- _Work to complete_:
Extract word for word the lines of the listing from its start to the line holding "591, 718, 639, 606, 656]", both ends kept; pictures are not part of the copy.

- _Data block_:
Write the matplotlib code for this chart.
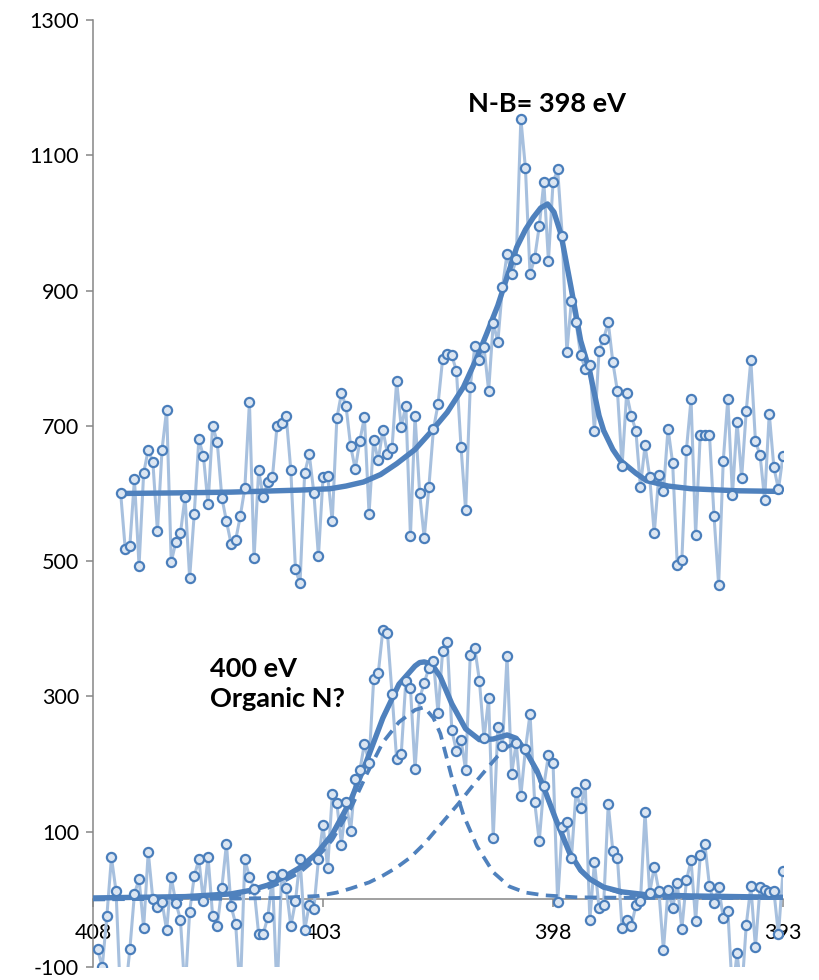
import numpy as np
import matplotlib
matplotlib.use('Agg')
import matplotlib.pyplot as plt

plt.rcParams['font.family'] = ['Lato', 'DejaVu Sans']
plt.rcParams['axes.unicode_minus'] = False

# upper spectrum (N-B), 0.1 eV steps from 407.4 eV
upper_E = np.round(407.4 - 0.1 * np.arange(145), 1)
upper_y = [601, 518, 523, 621, 493, 630, 665, 647, 544, 665,
           724, 499, 528, 541, 595, 475, 570, 680, 655, 584,
           700, 676, 594, 559, 526, 531, 566, 608, 735, 504,
           634, 595, 617, 624, 700, 704, 714, 634, 488, 467,
           630, 658, 601, 507, 624, 626, 559, 711, 748, 729,
           670, 636, 678, 713, 570, 679, 649, 694, 659, 667,
           766, 698, 730, 537, 715, 600, 534, 609, 695, 732,
           799, 806, 804, 781, 668, 575, 758, 818, 797, 816,
           752, 852, 824, 905, 954, 924, 946, 1154, 1081, 924,
           948, 995, 1060, 944, 1060, 1079, 981, 809, 885, 853,
           805, 784, 790, 692, 811, 829, 853, 794, 751, 640,
           748, 715, 693, 610, 671, 625, 541, 627, 603, 696,
           645, 495, 501, 665, 739, 539, 687, 687, 687, 566,
           465, 648, 740, 598, 706, 623, 722, 797, 677, 657,
           591, 718, 639, 606, 656]

# lower spectrum, 0.1 eV steps from 407.9 eV
lower_E = np.round(407.9 - 0.1 * np.arange(150), 1)
lower_y = [-74, -100, -25, 62, 12, -150, -140, -74, 8, 30,
           -42, 70, 0, -11, -4, -46, 33, -5, -30, -140,
           -18, 34, 59, -3, 63, -25, -40, 17, 82, -10,
           -36, -140, 59, 33, 16, -51, -51, -26, 34, -140,
           37, 17, -40, -3, 60, -46, -8, -14, 59, 110,
           46, 155, 142, 81, 144, 101, 178, 191, 230, 202,
           325, 334, 398, 394, 304, 207, 215, 323, 313, 192,
           297, 320, 342, 353, 275, 367, 380, 250, 219, 236,
           191, 361, 371, 323, 238, 297, 91, 255, 226, 359,
           186, 231, 153, 222, 274, 144, 86, 168, 213, 202,
           -4, 107, 115, 61, 159, 135, 170, -30, 55, -13,
           -8, 141, 71, 61, -42, -30, -40, -9, -3, 129,
           9, 48, 13, -75, 14, -13, 24, -44, 28, 58,
           -32, 65, 82, 20, -6, 18, -27, -17, -140, -80,
           -140, -38, 19, -71, 18, 14, 11, 13, -52, 42]

# fitted envelope of the upper spectrum
fitU_E = [407.4, 406.0, 405.0, 404.0, 403.5, 402.85, 402.5, 402.12, 401.75, 401.4,
          401.0, 400.67, 400.3, 399.95, 399.66, 399.45, 399.2, 399.0, 398.79, 398.6,
          398.43, 398.27, 398.12, 397.98, 397.83, 397.61, 397.4, 397.2, 397.0, 396.9,
          396.7, 396.54, 396.2, 395.97, 395.5, 395.0, 394.0, 393.0]
fitU_y = [600, 601, 602, 604, 605, 607, 611, 617, 628, 644,
          665, 690, 720, 757, 800, 835, 878, 920, 964, 990,
          1008, 1022, 1028, 1016, 984, 905, 826, 780, 715, 693,
          665, 649, 630, 619, 611, 607, 604, 603]

# lower spectrum: total fit and two components
fitL_E = [408.0, 407.0, 406.0, 405.5, 405.0, 404.6, 404.2, 403.9, 403.5, 403.15,
          402.8, 402.4, 402.05, 401.7, 401.35, 401.0, 400.9, 400.8, 400.7, 400.6,
          400.45, 400.2, 399.9, 399.6, 399.3, 399.0, 398.8, 398.6, 398.35, 398.2,
          397.95, 397.65, 397.4, 397.2, 396.9, 396.5, 396.0, 395.0, 394.0, 393.0]
fitL_y = [2, 3, 4, 6, 8, 13, 21, 31, 47, 67,
          96, 146, 205, 268, 318, 345, 350, 351, 349, 344,
          329, 289, 252, 236, 237, 243, 238, 220, 190, 165,
          120, 70, 43, 30, 18, 11, 7, 5, 4, 3]

comp1_E = [408.0, 406.0, 405.0, 404.6, 404.2, 403.9, 403.5, 403.15, 402.8, 402.4,
           402.05, 401.7, 401.35, 401.0, 400.8, 400.6, 400.45, 400.2, 399.95, 399.65,
           399.3, 398.95, 398.6, 398.2, 397.5, 396.0, 393.0]
comp1_y = [0, 1, 4, 10, 17, 25, 40, 60, 88, 134,
           185, 232, 262, 280, 284, 268, 245, 180, 125, 78,
           40, 19, 10, 6, 3, 2, 2]

comp2_E = [408.0, 405.0, 404.0, 403.1, 402.7, 402.4, 402.0, 401.7, 401.4, 401.1,
           400.8, 400.6, 400.3, 400.05, 399.7, 399.44, 399.2, 399.0, 398.85, 398.7,
           398.5, 398.3, 398.1, 397.9, 397.65, 397.4, 397.2, 396.9, 396.5, 396.0,
           395.0, 393.0]
comp2_y = [0, 1, 2, 5, 10, 16, 25, 35, 47, 62,
           82, 98, 122, 142, 172, 193, 212, 225, 230, 226,
           208, 178, 146, 112, 68, 42, 30, 17, 9, 5,
           3, 2]

dark = '#4f81bd'
light = '#a7c0de'
gray = '#868686'

fig = plt.figure(figsize=(8.19, 9.80), dpi=100)
ax = fig.add_axes([0.1136, 0.0133, 0.8425, 0.9663])

for E, y in [(upper_E, upper_y), (lower_E, lower_y)]:
    ax.plot(E, y, color=light, lw=2.2, zorder=2)

ax.plot(fitU_E, fitU_y, color=dark, lw=3.9, zorder=3, solid_capstyle='round',
        solid_joinstyle='round')
ax.plot(fitL_E, fitL_y, color=dark, lw=3.9, zorder=3, solid_capstyle='round',
        solid_joinstyle='round')
ax.plot(comp1_E, comp1_y, color=dark, lw=2.7, ls=(0, (3.2, 2.0)), zorder=3)
ax.plot(comp2_E, comp2_y, color=dark, lw=2.7, ls=(0, (3.2, 2.0)), zorder=3)

for E, y in [(upper_E, upper_y), (lower_E, lower_y)]:
    ax.plot(E, y, ls='none', marker='o', ms=6.6, mew=1.6, mec='#4a7ebb',
            mfc='#dce6f2', zorder=4)

ax.set_xlim(408, 393)
ax.set_ylim(-100, 1300)
ax.set_yticks(np.arange(-100, 1301, 200))
ax.set_xticks([408, 403, 398, 393])

for s in ['top', 'right']:
    ax.spines[s].set_visible(False)
ax.spines['left'].set_color(gray)
ax.spines['left'].set_linewidth(1.1)
ax.spines['bottom'].set_position(('data', 0))
ax.spines['bottom'].set_color(gray)
ax.spines['bottom'].set_linewidth(1.1)
ax.spines['bottom'].set_zorder(1)

ax.tick_params(axis='y', direction='out', length=5, width=1.1, color=gray,
               labelsize=15.5, pad=5)
ax.tick_params(axis='x', direction='out', length=6, width=1.1, color=gray,
               labelsize=15.5, pad=11)

ax.text(398.13, 1176, 'N-B= 398 eV', ha='center', va='center',
        fontsize=19.5, fontweight='bold')
ax.text(405.46, 318, '400 eV\nOrganic N?', ha='left', va='center',
        fontsize=19.5, fontweight='bold', linespacing=1.32)

fig.savefig('out.png', dpi=100)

- _Task solution_:
Write the matplotlib code for this chart.
import numpy as np
import matplotlib
matplotlib.use('Agg')
import matplotlib.pyplot as plt

plt.rcParams['font.family'] = ['Lato', 'DejaVu Sans']
plt.rcParams['axes.unicode_minus'] = False

# upper spectrum (N-B), 0.1 eV steps from 407.4 eV
upper_E = np.round(407.4 - 0.1 * np.arange(145), 1)
upper_y = [601, 518, 523, 621, 493, 630, 665, 647, 544, 665,
           724, 499, 528, 541, 595, 475, 570, 680, 655, 584,
           700, 676, 594, 559, 526, 531, 566, 608, 735, 504,
           634, 595, 617, 624, 700, 704, 714, 634, 488, 467,
           630, 658, 601, 507, 624, 626, 559, 711, 748, 729,
           670, 636, 678, 713, 570, 679, 649, 694, 659, 667,
           766, 698, 730, 537, 715, 600, 534, 609, 695, 732,
           799, 806, 804, 781, 668, 575, 758, 818, 797, 816,
           752, 852, 824, 905, 954, 924, 946, 1154, 1081, 924,
           948, 995, 1060, 944, 1060, 1079, 981, 809, 885, 853,
           805, 784, 790, 692, 811, 829, 853, 794, 751, 640,
           748, 715, 693, 610, 671, 625, 541, 627, 603, 696,
           645, 495, 501, 665, 739, 539, 687, 687, 687, 566,
           465, 648, 740, 598, 706, 623, 722, 797, 677, 657,
           591, 718, 639, 606, 656]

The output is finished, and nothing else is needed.